Planting the green asparagus was a doddle in comparison, a much smaller 20cm trench and a level surface fill and it was done in a jiffy. A fairly healthy spacing between the rows and we still have space left in this permanent bed for one more row. I’ll keep an eye out for a slightly different variety for next year and will pop in another row in 2007 – a mix of varieties is important to avoid having a glut at one time and an extended harvesting season. We should be sorted now for crops for much of April, May and June for ooh.. I dunno, the next couple of decades!
It was a little over a year ago when we sat out, in early March, enjoying our first outdoors evening meal… fast forward twelve months and we can enjoy something of a contrast.
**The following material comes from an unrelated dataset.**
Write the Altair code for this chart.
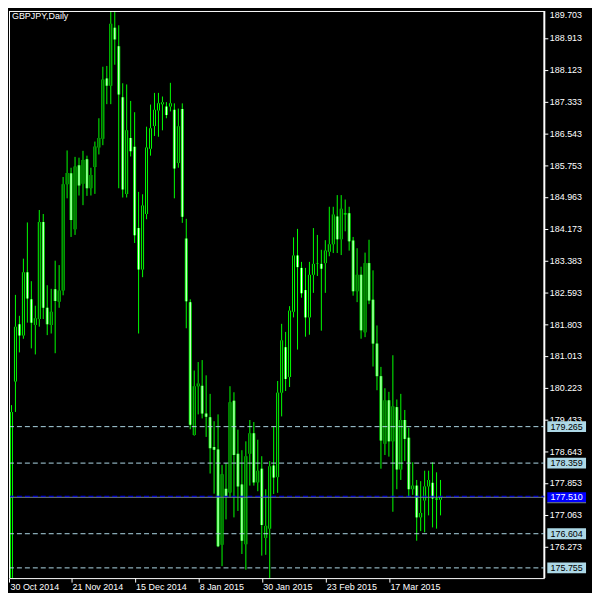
import altair as alt
import pandas as pd

# ---------------- data ----------------
opens = [174.90, 180.39, 181.81, 181.53, 183.10, 182.43, 181.79, 181.94, 184.35, 182.22,
         181.79, 182.68, 182.37, 182.65, 185.29, 185.56, 184.17, 185.76, 185.30, 185.91,
         185.19, 185.72, 186.20, 186.42, 187.92, 187.74, 189.18, 188.72, 187.45, 185.05,
         186.44, 186.22, 184.20, 183.17, 184.55, 186.17, 186.74, 187.12, 187.28, 187.22,
         187.22, 187.14, 185.82, 187.16, 183.94, 182.36, 179.06, 180.27, 180.28, 179.59,
         179.50, 178.76, 178.70, 176.33, 177.72, 177.63, 179.91, 178.59, 177.83, 176.34,
         178.59, 179.10, 177.88, 178.22, 176.50, 176.73, 178.30, 178.01, 180.11, 181.24,
         180.50, 182.12, 183.52, 183.21, 182.66, 181.98, 183.04, 183.31, 183.31, 183.33,
         183.61, 183.80, 184.49, 183.92, 184.57, 184.57, 183.89, 182.63, 183.04, 181.61,
         183.33, 182.42, 181.33, 180.52, 178.84, 179.92, 178.90, 179.75, 178.20, 179.43,
         178.99, 177.71, 177.80, 177.01, 177.43, 177.78, 177.87, 177.48, 177.45]
highs = [179.80, 182.54, 182.02, 183.44, 184.34, 182.88, 182.27, 184.65, 184.55, 182.78,
         182.69, 183.39, 183.28, 185.47, 186.13, 185.70, 185.97, 185.95, 186.12, 186.00,
         185.70, 186.35, 186.93, 188.21, 188.23, 189.72, 189.70, 189.24, 187.80, 187.77,
         187.36, 187.08, 185.10, 185.04, 186.72, 187.27, 187.56, 187.56, 187.47, 187.33,
         187.81, 187.30, 187.17, 187.30, 184.43, 182.43, 180.66, 180.87, 180.92, 180.54,
         180.08, 179.40, 179.57, 178.31, 178.36, 180.27, 180.12, 179.19, 178.68, 178.90,
         179.43, 179.38, 178.94, 178.53, 177.71, 178.41, 179.27, 180.40, 181.82, 181.62,
         182.26, 183.97, 184.18, 183.36, 183.21, 183.36, 184.20, 184.03, 183.66, 183.90,
         184.73, 184.73, 185.02, 185.02, 184.91, 184.73, 183.98, 183.70, 183.24, 183.59,
         183.91, 183.15, 181.78, 180.75, 180.22, 180.13, 181.04, 179.94, 180.08, 179.68,
         179.24, 178.38, 177.94, 177.91, 178.17, 178.17, 178.38, 178.13, 177.94]
lows = [174.70, 179.63, 181.11, 181.45, 181.85, 181.21, 181.06, 181.75, 181.94, 181.54,
        181.58, 181.09, 182.22, 182.53, 184.94, 183.98, 184.03, 185.01, 184.77, 185.00,
        185.01, 185.05, 186.03, 186.26, 187.28, 187.28, 188.26, 185.19, 184.96, 184.96,
        185.98, 183.83, 181.58, 182.98, 184.42, 186.00, 186.49, 186.47, 186.63, 186.93,
        187.10, 184.94, 185.70, 184.33, 181.71, 179.20, 179.04, 179.57, 179.47, 179.01,
        178.10, 177.60, 176.27, 175.80, 176.96, 177.52, 177.01, 177.17, 176.10, 175.71,
        177.80, 177.80, 177.66, 176.06, 176.08, 175.50, 177.59, 177.62, 179.52, 180.15,
        180.25, 181.98, 181.18, 182.47, 181.50, 181.55, 182.59, 183.01, 181.65, 182.59,
        183.50, 183.58, 183.58, 183.53, 184.12, 183.64, 182.52, 182.36, 181.45, 181.49,
        182.31, 180.76, 180.17, 178.22, 178.56, 178.52, 177.15, 177.71, 177.94, 178.41,
        177.52, 177.57, 176.43, 176.67, 176.64, 177.06, 176.76, 176.73, 177.06]
closes = [179.63, 181.75, 181.53, 183.10, 182.45, 181.85, 181.96, 184.35, 182.22, 181.81,
          182.12, 182.39, 182.65, 185.29, 185.57, 184.40, 185.73, 185.26, 185.89, 185.19,
          185.52, 186.23, 186.44, 187.89, 187.74, 189.28, 188.89, 187.52, 185.16, 186.63,
          186.11, 184.02, 183.17, 184.76, 186.20, 186.68, 187.14, 187.30, 187.33, 187.01,
          187.30, 185.68, 186.73, 184.48, 182.38, 179.31, 180.27, 180.34, 179.59, 179.51,
          178.73, 178.69, 176.29, 178.08, 177.54, 179.87, 178.56, 177.78, 176.43, 178.53,
          179.10, 177.88, 178.17, 176.82, 176.80, 178.28, 178.00, 180.11, 181.41, 180.45,
          182.15, 183.52, 183.23, 182.58, 181.98, 183.04, 183.31, 183.32, 183.19, 183.64,
          183.80, 184.54, 183.92, 184.68, 184.54, 183.87, 182.63, 183.04, 181.66, 183.33,
          182.40, 181.33, 180.52, 178.92, 179.92, 178.90, 179.77, 178.20, 179.43, 178.96,
          177.71, 177.80, 177.01, 177.12, 177.78, 177.94, 177.48, 177.45, 177.51]

tick_bars = [-1, 15, 31, 47, 63, 79, 95]
tick_labels = ["30 Oct 2014", "21 Nov 2014", "15 Dec 2014", "8 Jan 2015",
               "30 Jan 2015", "23 Feb 2015", "17 Mar 2015"]
price_ticks = [189.703, 188.913, 188.123, 187.333, 186.543, 185.753, 184.963, 184.173,
               183.383, 182.593, 181.803, 181.013, 180.223, 179.433, 178.643, 177.853,
               177.063, 176.273]
level_prices = [179.265, 178.359, 176.604, 175.755]
bid_price = [177.510]
chart_title = "GBPJPY,Daily"

# ---------------- layout ----------------
W, H = 539, 571
X_DOM = [-0.625, 134.125]          # 4 px per bar, bar centres on half pixels
Y_DOM = [175.501, 189.596]
FONT = "Liberation Sans"
GREEN = "#00FF00"
LBLUE = "#ADD8E6"

df = pd.DataFrame({
    "bar": list(range(len(opens))),
    "open": opens, "high": highs, "low": lows, "close": closes,
})
df["dir"] = ["bull" if c >= o else "bear" for o, c in zip(opens, closes)]

tick_vals = [max(t, X_DOM[0]) for t in tick_bars]
lab_expr = "[" + ",".join("'%s'" % s for s in tick_labels) + "][indexof([" + \
    ",".join(str(v) for v in tick_vals) + "], datum.value)]"

x_scale = alt.Scale(domain=X_DOM, nice=False, zero=False, padding=0)
x_enc = alt.X("bar:Q", scale=x_scale,
              axis=alt.Axis(values=tick_vals, labelExpr=lab_expr, title=None, grid=False,
                            domainColor="white", domainWidth=1, tickColor="white",
                            tickSize=4, labelColor="white", labelFont=FONT, labelFontSize=9,
                            labelAlign="left", labelBaseline="top", labelPadding=0,
                            labelOffset=1, labelFlush=False, labelOverlap=False,
                            labelBound=False))

in_dom = [p for p in price_ticks if Y_DOM[0] <= p <= Y_DOM[1]]
out_dom = [p for p in price_ticks if p > Y_DOM[1]]
y_scale = alt.Scale(domain=Y_DOM, nice=False, zero=False, padding=0)
y_axis = alt.Axis(orient="right", values=in_dom, format=".3f", title=None, grid=False,
                  domainColor="white", domainWidth=2, tickColor="white", tickSize=4,
                  labelColor="white", labelFont=FONT, labelFontSize=9, labelPadding=1.5,
                  labelOverlap=False, labelFlush=False, labelBound=False, translate=0)

base = alt.Chart(df)

wicks = base.mark_rule(color=GREEN, strokeWidth=1, clip=True).encode(
    x=x_enc, y=alt.Y("low:Q", scale=y_scale, axis=y_axis), y2="high:Q")

bodies = base.mark_bar(size=3, color=GREEN, clip=True).encode(
    x=x_enc, y=alt.Y("open:Q", scale=y_scale, axis=y_axis), y2="close:Q")

inner = base.transform_filter(
    "abs(datum.close - datum.open) > 0.05"
).mark_rule(strokeWidth=1, clip=True).encode(
    x=x_enc, y=alt.Y("open:Q", scale=y_scale, axis=y_axis), y2="close:Q",
    color=alt.Color("dir:N", scale=alt.Scale(domain=["bull", "bear"], range=["black", "white"]),
                    legend=None))

lev_df = pd.DataFrame({"price": level_prices,
                       "label": ["%.3f" % p for p in level_prices]})
bid_df = pd.DataFrame({"price": bid_price, "label": ["%.3f" % p for p in bid_price]})
top_df = pd.DataFrame({"label": ["%.3f" % p for p in out_dom]})
title_df = pd.DataFrame({"label": [chart_title]})
frame_df = pd.DataFrame({"side": ["top", "left"]})

ly = alt.Y("price:Q", scale=y_scale, axis=y_axis)

top_border = alt.Chart(frame_df).transform_filter("datum.side == 'top'").mark_rule(
    color="white", strokeWidth=1).encode(y=alt.value(0.5), x=alt.value(0), x2=alt.value(W))
left_border = alt.Chart(frame_df).transform_filter("datum.side == 'left'").mark_rule(
    color="white", strokeWidth=1).encode(x=alt.value(0.5), y=alt.value(0), y2=alt.value(H))

lev_lines = alt.Chart(lev_df).mark_rule(color=LBLUE, strokeWidth=1, strokeDash=[5, 3]).encode(
    y=ly, x=alt.value(0), x2=alt.value(W))
bid_gray = alt.Chart(bid_df).mark_rule(color="#778899", strokeWidth=1).encode(
    y=ly, x=alt.value(0), x2=alt.value(W))
bid_blue = alt.Chart(bid_df).mark_rule(color="#0000FF", strokeWidth=1, strokeDash=[5, 3],
                                       yOffset=-1).encode(
    y=ly, x=alt.value(0), x2=alt.value(W))

lev_box = alt.Chart(lev_df).mark_rule(color=LBLUE, strokeWidth=11).encode(
    y=ly, x=alt.value(542), x2=alt.value(581))
lev_txt = alt.Chart(lev_df).mark_text(color="black", font=FONT, fontSize=9, align="center",
                                      baseline="middle").encode(
    y=ly, x=alt.value(561.5), text="label:N")
bid_box = alt.Chart(bid_df).mark_rule(color="#0000FF", strokeWidth=10).encode(
    y=ly, x=alt.value(542), x2=alt.value(581))
bid_line2 = alt.Chart(bid_df).mark_rule(color="#778899", strokeWidth=1, yOffset=5.5).encode(
    y=ly, x=alt.value(542), x2=alt.value(581))
bid_txt = alt.Chart(bid_df).mark_text(color="white", font=FONT, fontSize=9, align="center",
                                      baseline="middle").encode(
    y=ly, x=alt.value(561.5), text="label:N")

top_txt = alt.Chart(top_df).mark_text(color="white", font=FONT, fontSize=9, align="left",
                                      baseline="top").encode(
    x=alt.value(544.5), y=alt.value(0), text="label:N")
title_txt = alt.Chart(title_df).mark_text(color="white", font=FONT, fontSize=9, align="left",
                                          baseline="top").encode(
    x=alt.value(3), y=alt.value(1), text="label:N")

chart = alt.layer(
    wicks, bodies, inner, lev_lines, bid_gray, bid_blue, top_border, left_border,
    lev_box, lev_txt, bid_box, bid_line2, bid_txt, top_txt, title_txt
).properties(
    width=W, height=H,
    padding={"left": 0, "top": 0, "right": 0, "bottom": 0},
    background="black",
).configure_view(stroke="transparent", strokeWidth=0)

chart.save("out.html", embed_options={"renderer": "svg", "actions": False})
After what seems like a fairly drawn out winter we enjoyed some spectacular weather in the last 24 hours that can only really be described as a mini Ice storm. It started Friday with rain, lots and lots of rain.. so much so that surface water was just standing on the surrounding fields. Our house is somewhat elevated over everything nearby so from the rear terrace we have great views over the surrounding fields… and all we could see were puddles. Early Saturday morning the rain turned to sleet and over the progression of a few hours the sleet turned to snow and then the snow started to blow sideways and heavy. When you’re sat indoors in front of a log fire it doesn’t really matter a great deal what’s going on outside.. it was only going to bed late on Saturday evening did I notice that the windows at the front of the house were ramped up with snow.
Peering out of the window this morning and we awoke to a spectacular sight.. it had been cold enough overnight for snow-melt to freeze solid and then get snowed-on some more. Everything in the garden was clad in a centimetre of ice and dusted with some more snow. It made for some spectacular pictures.. but we’re concerned for some of the more tender plants.